Culture Project's THE EXONERATED Extends Through December 2
Culture Project (Allan Buchman, Founder & Artistic Director), in association with Innocence Project, Marc & Steven Kaplan, and Cheryl Wiesenfeld, has announced a 4-week extension of the acclaimed 10th anniversary production of the hit award-winning play, The Exonerated, written by Jessica Blank and Erik Jensen. New block of tickets now on sale through December 2nd at Culture Project (45 Bleecker Street at Lafayette Street) where performances began September 15th.
In addition, Culture Project welcomes Trudie Styler (actress, film producer, director, human rights activist, environmentalist and UNICEF Ambassador) to the rotating cast October 16-21. She joins previously announced Steve Earle (The Revolution Starts…Now, Grammy Award), Joe Morton (Raisin), Martin Short (The Goodbye Girl), and exoneree Kerry Max Cook, whose story is shared in the play. (Mr. Short will appear as Kerry Max Cook for three performances only Oct 16, 17 & 18; Mr. Cook will portray himself October 19, 20 & 21)

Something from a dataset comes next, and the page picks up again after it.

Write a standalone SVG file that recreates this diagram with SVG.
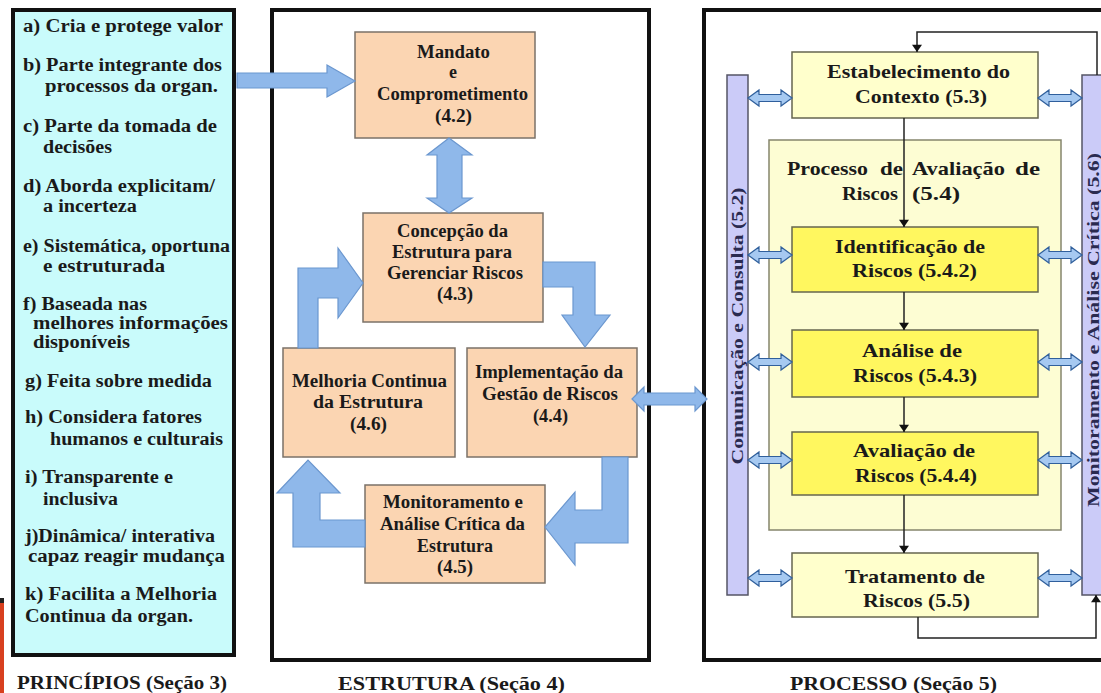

Schedule for upcoming rotating cast members:
Directed by Bob Balaban (Gosford Park), the core non-rotating company of six includes Jim Bracchitta (Gypsy) as Prosecutor 2. Amelia Campbell (Our Country’s Good, A Streetcar Named Desire) as Sandra Cook, Bruce Kronenberg as Prosecutor 1, Curtis McClarin (Bring in 'Da Noise, Bring in 'Da Funk) as David Keaton, April Yvette Thompson (Clybourne Park) as Georgia Hayes, and JD Williams (“The Wire,” “Oz”) as Robert Earl Hayes. They have been joined onstage by rotating cast members Stockard Channing, Brian Dennehy, John Forté, Kathryn Grody, Delroy Lindo, Lyle Lovett, Richard Masur, Michael McKean, Chris Sarandon, Brooke Shields, Danton Stone, and exoneree Sunny Jacobs, whose story is shared within the play.
2012 marks the 10th anniversary of Culture Project’s New York premiere of The Exonerated, a ground breaking dramatization of the real-life stories of six individuals who were sentenced to death and later freed amidst overwhelming evidence of their innocence. It is a powerful play culled from interviews, letters, transcripts, case files and court records of individuals on death row. As timely as ever, The Exonerated is once again poised to increase visibility and to create a sense of urgency as part of a rising movement to restore justice to a system that has shown itself time and again to be deeply flawed. Since 1989, when the first DNA exoneration took place, an additional 292 post-conviction DNA exonerations have been won in 36 states.